Has anyone had any experience with Canadian Insurance and Uber? I have been seeing lots of posts about American carriers, and with Uber expanding the Canadian market (specifically Ontario) what are your experiences? Have you found companies that offer a "Uber Premium", is it considered commercial - even part time, do they consider ride share to be Car Pooling - what are your experiences?


----------



## kwzombie (Aug 21, 2015)

Not currently available. OAP 1 - the standard auto policy does not cover paid passengers. You roll the dice and hope Uber's contingent policy will cover you and your insurer will not cancel your policy "if something happens".

Aviva will have rideshare coverage in Ontario starting sometime in February, cost expected to be about $50-$70/month extra (on top of having regular personal auto policy with Aviva). Max 20 hours/week rideshare (eg no FT drivers), only for drivers who have had their license for at least 6 years.

Intact/Belair Direct have a partnership with Uber but have not announced an availability date for whatever they plan to offer, though rumour from Uber is that it will be cheaper than Aviva.


----------



## Bobby Loblaw (Aug 16, 2015)

Just in case I need it and am able to get away with it, I have a copy of the ins letter that is used in the US. It is issued by JAMES RIVER INSURANCE. I think one copy is for the state of Texas and the other is for California. I found them online last spring. Even if they just give me some stall time to figure out what to do, they'll be worth it.


----------



## Abraxas79 (Feb 7, 2016)

kwzombie said:


> Not currently available.
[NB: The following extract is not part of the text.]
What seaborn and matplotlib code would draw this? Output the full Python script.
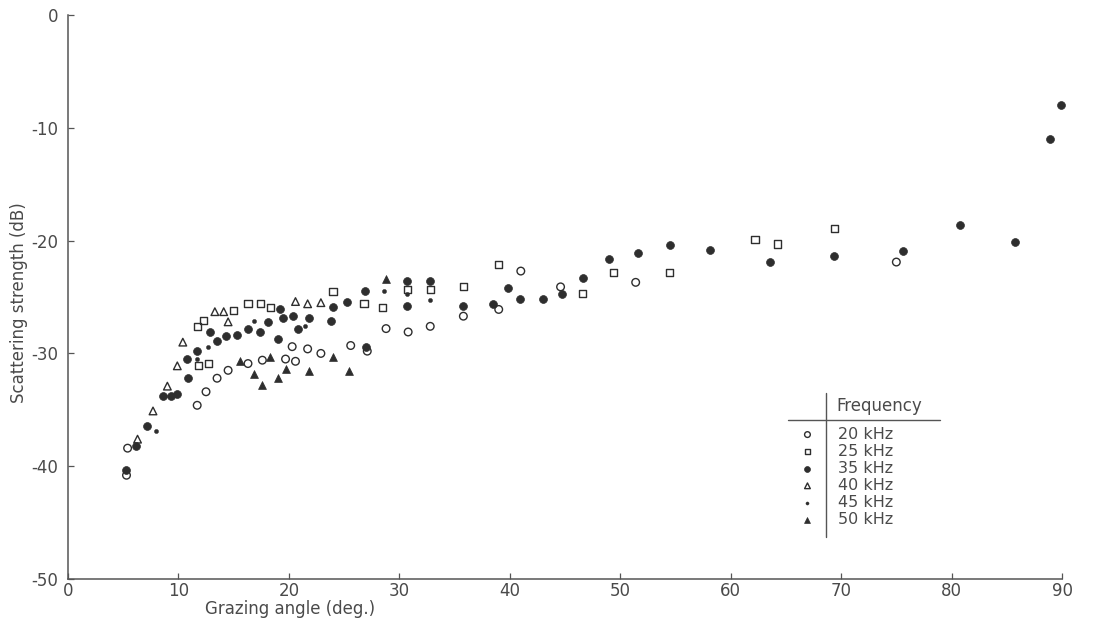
import matplotlib
matplotlib.use("Agg")
import matplotlib.pyplot as plt
from matplotlib.lines import Line2D
import seaborn as sns
import pandas as pd

# ---- data (grazing angle deg, scattering strength dB) ----
f20_x = [5.3, 5.4, 11.7, 12.5, 13.5, 14.5, 16.3, 17.6, 19.7, 20.3, 20.6, 21.7, 22.9,
         25.6, 27.1, 28.8, 30.8, 32.8, 35.8, 39.0, 41.0, 44.6, 51.4, 75.0]
f20_y = [-40.8, -38.4, -34.6, -33.4, -32.2, -31.5, -30.9, -30.6, -30.5, -29.4, -30.7, -29.6, -30.0,
         -29.3, -29.8, -27.8, -28.1, -27.6, -26.7, -26.1, -22.7, -24.1, -23.7, -21.9]

f25_x = [11.7, 12.3, 11.8, 12.7, 15.0, 16.3, 17.4, 18.3, 24.0, 26.8, 28.5, 30.7, 32.8,
         35.8, 39.0, 46.6, 49.4, 54.5, 62.2, 64.2, 69.4]
f25_y = [-27.6, -27.1, -31.1, -30.9, -26.2, -25.6, -25.6, -25.9, -24.5, -25.6, -25.9, -24.3, -24.3,
         -24.1, -22.1, -24.7, -22.8, -22.8, -19.9, -20.3, -18.9]

f35_x = [5.3, 6.2, 7.2, 8.6, 9.3, 9.9, 10.8, 10.9, 11.7, 12.9, 13.5, 14.3, 15.3, 16.3,
         17.4, 18.1, 19.0, 19.2, 19.5, 20.4, 20.8, 21.8, 23.8, 24.0, 25.3, 26.9, 27.0,
         30.7, 30.7, 32.8, 35.8, 38.5, 39.8, 40.9, 43.0, 44.7, 46.6, 49.0, 51.6, 54.5,
         58.1, 63.6, 69.4, 75.6, 80.8, 85.7, 88.9, 89.9]
f35_y = [-40.3, -38.2, -36.4, -33.8, -33.8, -33.6, -30.5, -32.2, -29.8, -28.1, -28.9, -28.5, -28.4, -27.8,
         -28.1, -27.2, -28.7, -26.1, -26.9, -26.7, -27.8, -26.9, -27.1, -25.9, -25.4, -24.5, -29.4,
         -23.6, -25.8, -23.6, -25.8, -25.6, -24.2, -25.2, -25.2, -24.7, -23.3, -21.6, -21.1, -20.4,
         -20.8, -21.9, -21.4, -20.9, -18.6, -20.1, -11.0, -8.0]

f40_x = [6.3, 7.7, 9.0, 9.9, 10.4, 13.3, 14.1, 14.5, 20.6, 21.7, 22.9]
f40_y = [-37.6, -35.1, -32.9, -31.1, -29.0, -26.3, -26.3, -27.2, -25.4, -25.6, -25.5]

f45_x = [8.0, 11.7, 12.7, 16.8, 21.5, 23.9, 28.6, 30.7, 32.8]
f45_y = [-36.9, -30.5, -29.4, -27.1, -27.6, -27.1, -24.5, -24.7, -25.3]

f50_x = [15.6, 16.8, 17.6, 18.3, 19.0, 19.7, 21.8, 24.0, 25.4, 28.8]
f50_y = [-30.7, -31.8, -32.8, -30.3, -32.2, -31.4, -31.6, -30.3, -31.6, -23.4]

labels = ["20 kHz", "25 kHz", "35 kHz", "40 kHz", "45 kHz", "50 kHz"]
xticks = [0, 10, 20, 30, 40, 50, 60, 70, 80, 90]
yticks = [0, -10, -20, -30, -40, -50]

series = [(f20_x, f20_y), (f25_x, f25_y), (f35_x, f35_y),
          (f40_x, f40_y), (f45_x, f45_y), (f50_x, f50_y)]

frames = []
for lab, (xs, ys) in zip(labels, series):
    frames.append(pd.DataFrame({"angle": xs, "ss": ys, "freq": lab}))
df = pd.concat(frames, ignore_index=True)

# ---- styles ----
ink = "#2e2e2e"
txt = "#4a4a4a"
styles = {
    "20 kHz": dict(marker="o", s=30, fc="none", ec=ink, lw=1.0),
    "25 kHz": dict(marker="s", s=26, fc="none", ec=ink, lw=1.0),
    "35 kHz": dict(marker="o", s=32, fc=ink, ec=ink, lw=0.5),
    "40 kHz": dict(marker="^", s=30, fc="none", ec=ink, lw=1.0),
    "45 kHz": dict(marker="o", s=9, fc=ink, ec=ink, lw=0.3),
    "50 kHz": dict(marker="^", s=32, fc=ink, ec=ink, lw=0.5),
}

sns.set_theme(style="white")
plt.rcParams["font.family"] = ["DejaVu Sans"]

fig = plt.figure(figsize=(11.05, 6.23), dpi=100)
ax = fig.add_axes([0.0615, 0.0706, 0.8996, 0.9053])

for lab in labels:
    st = styles[lab]
    sub = df[df["freq"] == lab]
    sns.scatterplot(data=sub, x="angle", y="ss", ax=ax, marker=st["marker"], s=st["s"],
                    facecolor=st["fc"], edgecolor=st["ec"], linewidth=st["lw"],
                    label=lab, clip_on=False, zorder=3)

ax.set_xlim(0, 90)
ax.set_ylim(-50, 0)
ax.set_xticks(xticks)
ax.set_yticks(yticks)
ax.set_xticklabels([str(t) for t in xticks])
ax.set_yticklabels([str(t) for t in yticks])

for side in ["top", "right"]:
    ax.spines[side].set_visible(False)
for side in ["left", "bottom"]:
    ax.spines[side].set_color("#555555")
    ax.spines[side].set_linewidth(1.1)

ax.tick_params(axis="both", direction="in", length=4, width=0.9, color="#555555",
               labelsize=12, labelcolor=txt)
ax.tick_params(axis="x", bottom=True, pad=2)
ax.tick_params(axis="y", left=True, pad=7)

ax.set_xlabel("Grazing angle (deg.)", fontsize=12, color=txt)
ax.set_ylabel("Scattering strength (dB)", fontsize=12, color=txt)
ax.xaxis.set_label_coords(0.223, -0.037)
ax.yaxis.set_label_coords(-0.040, 0.49)

# ---- tabular legend ----
handles, labs = ax.get_legend_handles_labels()
leg = ax.legend(handles, labs, loc="upper left",
                bbox_to_anchor=(0.7235, 0.315), bbox_transform=fig.transFigure,
                frameon=False, fontsize=11.5, handlelength=1.0, handletextpad=1.4,
                labelspacing=0.13, borderpad=0, borderaxespad=0, markerscale=0.75)
for t in leg.get_texts():
    t.set_color(txt)

fig.text(0.7566, 0.348, "Frequency", fontsize=12, color=txt, ha="left", va="center")
fig.add_artist(Line2D([0.7475, 0.7475], [0.369, 0.138], transform=fig.transFigure,
                      color="#555555", lw=1.0))
fig.add_artist(Line2D([0.713, 0.851], [0.3258, 0.3258], transform=fig.transFigure,
                      color="#555555", lw=1.0))

fig.savefig("out.png", dpi=100)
OAP 1 - the standard auto policy does not cover paid passengers. You roll the dice and hope Uber's contingent policy will cover you and your insurer will not cancel your policy "if something happens".
> 
> Aviva will have rideshare coverage in Ontario starting sometime in February, cost expected to be about $50-$70/month extra (on top of having regular personal auto policy with Aviva). Max 20 hours/week rideshare (eg no FT drivers), only for drivers who have had their license for at least 6 years.
> 
> Intact/Belair Direct have a partnership with Uber but have not announced an availability date for whatever they plan to offer, though rumour from Uber is that it will be cheaper than Aviva.


Can you at least get a certificate of Insurance for drivers in Ontario ? I wonder why the "Partners" are so useless. They never have any information to provide. Its almost as if they are discouraging drivers from getting the proper insurance.


----------



## HansGr.Uber (Jun 30, 2015)

Watching this thread like a hawk. Hoping to bump here for any more updates.


----------



## Bobby Loblaw (Aug 16, 2015)

*I kind of wonder how they can come up with an insurance policy BEFORE they have what the rules & regs are going to be.*


----------



## Phillie (May 10, 2016)

Bobby Loblaw said:


> *I kind of wonder how they can come up with an insurance policy BEFORE they have what the rules & regs are going to be.*


Insurance policies are a province wide thing... not based municipal regs. FSCO the governing body for insurance has already given approval for rideshare insurance and Aviva jumped on it before any otber companies.


----------